On the weekend, it’s ok to clock out of Mom duty and hand the Adorable Creeper over for a break. We can take turns, it’s not just a hamster wheel of work / child / housework / child / work / child / housework.

We didn’t do much on our weekends, in the pre-LB era, except when we did too much. I like that our weekends are a little more even keeled now. I like that I actually want to take small outings occasionally. It makes me feel human again. We went to the Ferry Building and you all know how much I love doing that. We might even go so far as to take the family to a little farm and meet farm animals. For FUN.

My days, since last month, are a little less hectic than before but they remain nonstop. LB needs a third nap now and that’s great. I get quite a lot done during naps and late into the evening but I haven’t made the time to work on my extracurricular projects as much as I ought to.
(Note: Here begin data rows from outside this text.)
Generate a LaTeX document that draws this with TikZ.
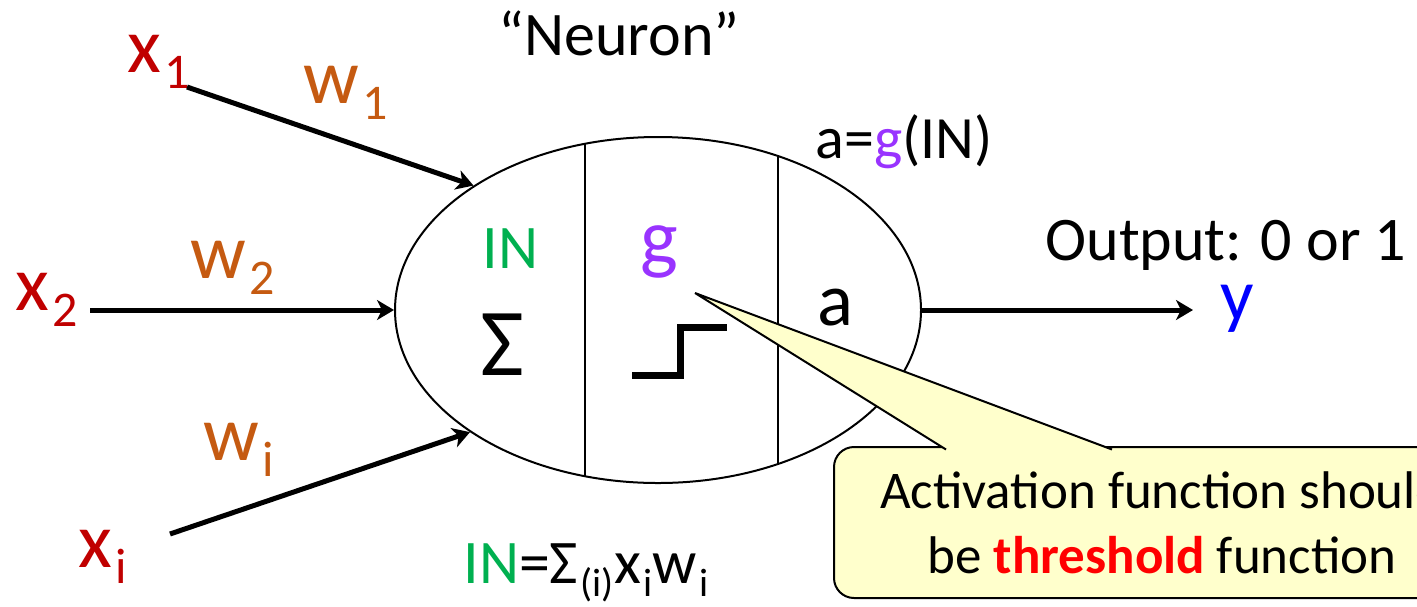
\documentclass[tikz,border=0pt]{standalone}
\usepackage{fontspec}
\setmainfont{Carlito}
\usepackage{tikz}
\usetikzlibrary{shapes.geometric, positioning, arrows.meta}
\definecolor{xred}{RGB}{192,0,0}
\definecolor{worange}{RGB}{197,90,17}
\definecolor{ingreen}{RGB}{0,176,80}
\definecolor{gpurple}{RGB}{153,51,255}
\definecolor{outblue}{RGB}{0,0,255}
\definecolor{hotred}{RGB}{255,0,0}
\definecolor{notebg}{RGB}{255,255,204}
\newcommand{\setsz}[1]{\fontsize{#1}{#1}\selectfont}
\newcommand{\lowidx}[1]{\kern0.04em\raisebox{-0.21em}{\scalebox{0.64}{#1}}}

\begin{document}
\begin{tikzpicture}[x=0.5pt, y=-0.5pt,
        lbl/.style={inner sep=0pt, anchor=base west},
        xlbl/.style={lbl, text=xred, font=\setsz{39}},
        wlbl/.style={lbl, text=worange, font=\setsz{39}},
        arr/.style={-{Stealth[length=8.5pt, width=10pt, inset=2.5pt]}, line width=2.5pt},
        cell/.style={line width=1pt}
    ]
    \useasboundingbox (0,0) rectangle (1417,606);
    \clip (0,0) rectangle (1417,606);

    % the neuron body
    \node[draw, ellipse, line width=1pt, minimum width=263pt, minimum height=173pt, inner sep=0pt] (neuron) at (658,310) {};
    \begin{scope}
        \clip (658,310) ellipse [x radius=263, y radius=173];
        \draw[cell] (585,100) -- (585,520) (778,100) -- (778,520);
    \end{scope}

    \node[lbl, font=\setsz{31}] (title) at (498,55) {``Neuron''};
    \node[lbl, font=\setsz{30}] (agin) at (815,158) {a={\color{gpurple}g}(IN)};
    \node[lbl, text=ingreen, font=\setsz{31}] (insum) at (482,268) {IN};
    \node[lbl, font=\setsz{48}] (sigma) at (480,375) {Σ};
    \node[lbl, text=gpurple, font=\setsz{40}] (g) at (640,264) {g};
    \node[lbl, font=\setsz{37.5}] (a) at (817,325) {a};
    \node[lbl, font=\setsz{31}] (formula) at (463,583) {{\color{ingreen}IN}=Σ\lowidx{(i)}x\lowidx{i}w\lowidx{i}};

    % step function
    \draw[line width=3.5pt] (632,375) -- (680,375) -- (680,327) -- (727,327);

    % inputs
    \node[xlbl] (x1) at (127,72) {x\lowidx{1}};
    \node[xlbl] (x2) at (15,310) {x\lowidx{2}};
    \node[xlbl] (xi) at (78,567) {x\lowidx{i}};
    \node[wlbl] (w1) at (303,103) {w\lowidx{1}};
    \node[wlbl] (w2) at (190,278) {w\lowidx{2}};
    \node[wlbl] (wi) at (203,460) {w\lowidx{i}};
    \coordinate (x1tail) at (187,87);
    \coordinate (x2tail) at (90,310);
    \coordinate (xitail) at (170,534);
    \draw[arr] (x1tail) -- (neuron.146);
    \draw[arr] (x2tail) -- (neuron.west);
    \draw[arr] (xitail) -- (neuron.213);

    % output
    \node[lbl, font=\setsz{31}] (outtxt) at (1045,260) {Output: 0 or 1};
    \node[lbl, text=outblue, font=\setsz{37}] (y) at (1220,320) {y};
    \coordinate (yhead) at (1193,310);
    \draw[arr] (neuron.east) -- (yhead);

    % callout
    \node[draw, fill=notebg, rounded corners=10pt, line width=1pt, minimum width=328pt, minimum height=75.5pt,
        inner sep=0pt, align=center, font=\fontsize{26.5}{32.5}\selectfont] (note) at (1162,522.5)
        {Activation function should\\be {\bfseries\color{hotred}threshold} function};
    \coordinate (tip) at (695,293);
    \fill[notebg] (tip) -- (946,449.5) -- (1112,449.5) -- cycle;
    \draw[line width=1pt] (946,449.5) -- (tip) -- (1112,449.5);
\end{tikzpicture}
\end{document}
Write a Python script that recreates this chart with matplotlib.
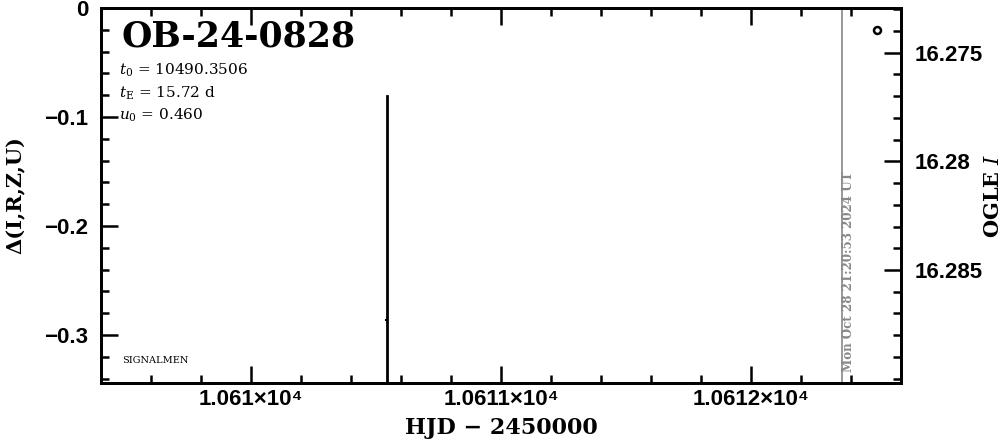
import matplotlib
matplotlib.use("Agg")
import matplotlib.pyplot as plt
from matplotlib.ticker import FixedLocator, MultipleLocator

# Data
event_name = "OB-24-0828"
t0_text = "10490.3506"
tE_text = "15.72 d"
u0_text = "0.460"
x_major_ticks = [10610, 10611, 10612]
x_major_labels = ["1.061\u00d710\u2074", "1.0611\u00d710\u2074", "1.0612\u00d710\u2074"]
left_yticks = [0, -0.1, -0.2, -0.3]
left_ylabels = ["0", "\u22120.1", "\u22120.2", "\u22120.3"]
right_yticks = [16.275, 16.28, 16.285]
right_ylabels = ["16.275", "16.28", "16.285"]
model_x = [10610.544, 10610.544]
model_y = [-0.081, -0.36]
model_mark_y = -0.2865
ogle_hjd = [10612.504]
ogle_mag = [16.27395]
now_hjd = 10612.364
date_text = "Mon Oct 28 21:20:53 2024 UT"

plt.rcParams['font.family'] = ['DejaVu Serif']
plt.rcParams['mathtext.fontset'] = 'dejavuserif'

tick_font = dict(family=['Liberation Sans', 'DejaVu Sans'], weight='bold', size=16)

fig = plt.figure(figsize=(10.04, 4.41), dpi=100)
ax = fig.add_axes([101/1004, 1-383/441, 800/1004, 375/441])
ax.set_xlim(10609.4, 10612.6)
ax.set_ylim(-0.344, 0.0)

ax.plot(model_x, model_y, color='black', lw=2)
ax.plot([model_x[0]-0.005, model_x[0]], [model_mark_y, model_mark_y], color='black', lw=1.5)
ax.axvline(now_hjd, color='#888888', lw=1.2)

ax.xaxis.set_major_locator(FixedLocator(x_major_ticks))
ax.xaxis.set_minor_locator(MultipleLocator(0.2))
ax.set_xticklabels(x_major_labels, fontdict=tick_font)
ax.yaxis.set_major_locator(FixedLocator(left_yticks))
ax.yaxis.set_minor_locator(MultipleLocator(0.02))
ax.set_yticklabels(left_ylabels, fontdict=tick_font)
ax.tick_params(which='both', direction='in', top=True, right=False, width=1.8)
ax.tick_params(which='major', length=12)
ax.tick_params(axis='y', which='major', pad=9)
ax.tick_params(axis='x', which='major', pad=4)
ax.tick_params(which='minor', length=6)
for s in ax.spines.values():
    s.set_linewidth(2)

ax.set_xlabel("HJD \u2212 2450000", fontsize=16, fontweight='bold', va='center')
ax.xaxis.set_label_coords(0.5, -0.12)
ax.set_ylabel("\u0394(I,R,Z,U)", fontsize=15, fontweight='bold', va='center')
ax.yaxis.set_label_coords(-0.107, 0.5)

ax2 = ax.twinx()
ax2.set_ylim(16.2902, 16.27294)
ax2.plot(ogle_hjd, ogle_mag, 'o', mfc='none', mec='black', ms=5, mew=1.8)
ax2.yaxis.set_major_locator(FixedLocator(right_yticks))
ax2.yaxis.set_minor_locator(MultipleLocator(0.001))
ax2.set_yticklabels(right_ylabels, fontdict=tick_font)
ax2.tick_params(which='both', direction='in', width=1.8)
ax2.tick_params(which='major', length=12, pad=10)
ax2.tick_params(which='minor', length=6)
ax2.set_ylabel(r"OGLE $I$", fontsize=15, fontweight='bold', va='center')
ax2.yaxis.set_label_coords(1.115, 0.5)
for s in ax2.spines.values():
    s.set_linewidth(2)

ax.text(0.026, 0.925, event_name, transform=ax.transAxes, fontsize=25,
        fontweight='bold', va='center', ha='left')
ax.text(0.023, 0.835, r"$t_0$ = " + t0_text, transform=ax.transAxes, fontsize=11, va='center')
ax.text(0.023, 0.773, r"$t_{\rm E}$ = " + tE_text, transform=ax.transAxes, fontsize=11, va='center')
ax.text(0.023, 0.715, r"$u_0$ = " + u0_text, transform=ax.transAxes, fontsize=11, va='center')
ax.text(0.026, 0.06, "SIGNALMEN", transform=ax.transAxes, fontsize=7, va='center')
ax.text(now_hjd + 0.025, 0.03, date_text, transform=ax.get_xaxis_transform(), rotation=90,
        fontsize=8.6, color='#888888', fontweight='bold', va='bottom', ha='center')

fig.savefig("out.png", dpi=100)
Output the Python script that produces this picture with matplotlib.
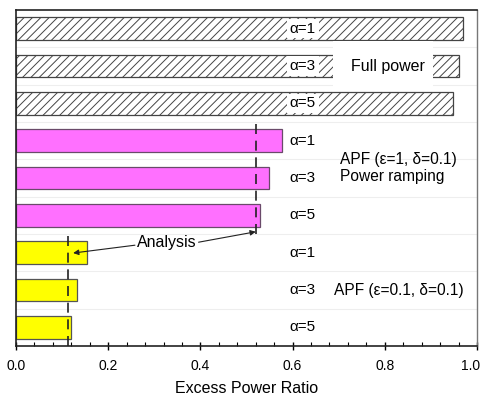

I need to do more writing. A LOT more writing. I need to test some business ideas and determine my next steps after this job is over.

I do have time but it happens in bits and pieces so it’s not useful for tackling the bigger chunks of either project. The trick will be to figure out how to smush those bits together to make a usable large chunk, like the ends of soap. Until then, my anti-stress mechanism is, as always, planning so that’s where my little time chunks go. I research our next trip, our next investment, our next credit card.

Under the good news column, PiC insisted that I take some real me time, and I caved. So I’ll do that.

Also, I stretched out of my comfort zone agreeing to do an interview on Jessica’s podcast. It won’t come out for a while yet so now I have far too much time to think about how silly I sounded, or how much I rambled, or any number of things.

I blinked and it’s near the end of August. Did anyone see that coming? Before you know it, we’ll be into Fall. And into my birthmonth! I might take a leaf from a good friend’s book and celebrate all month. Low key, but all month, in little ways. Because why not?

Summer is winding down, are you planning any last hurrahs before fall rolls in?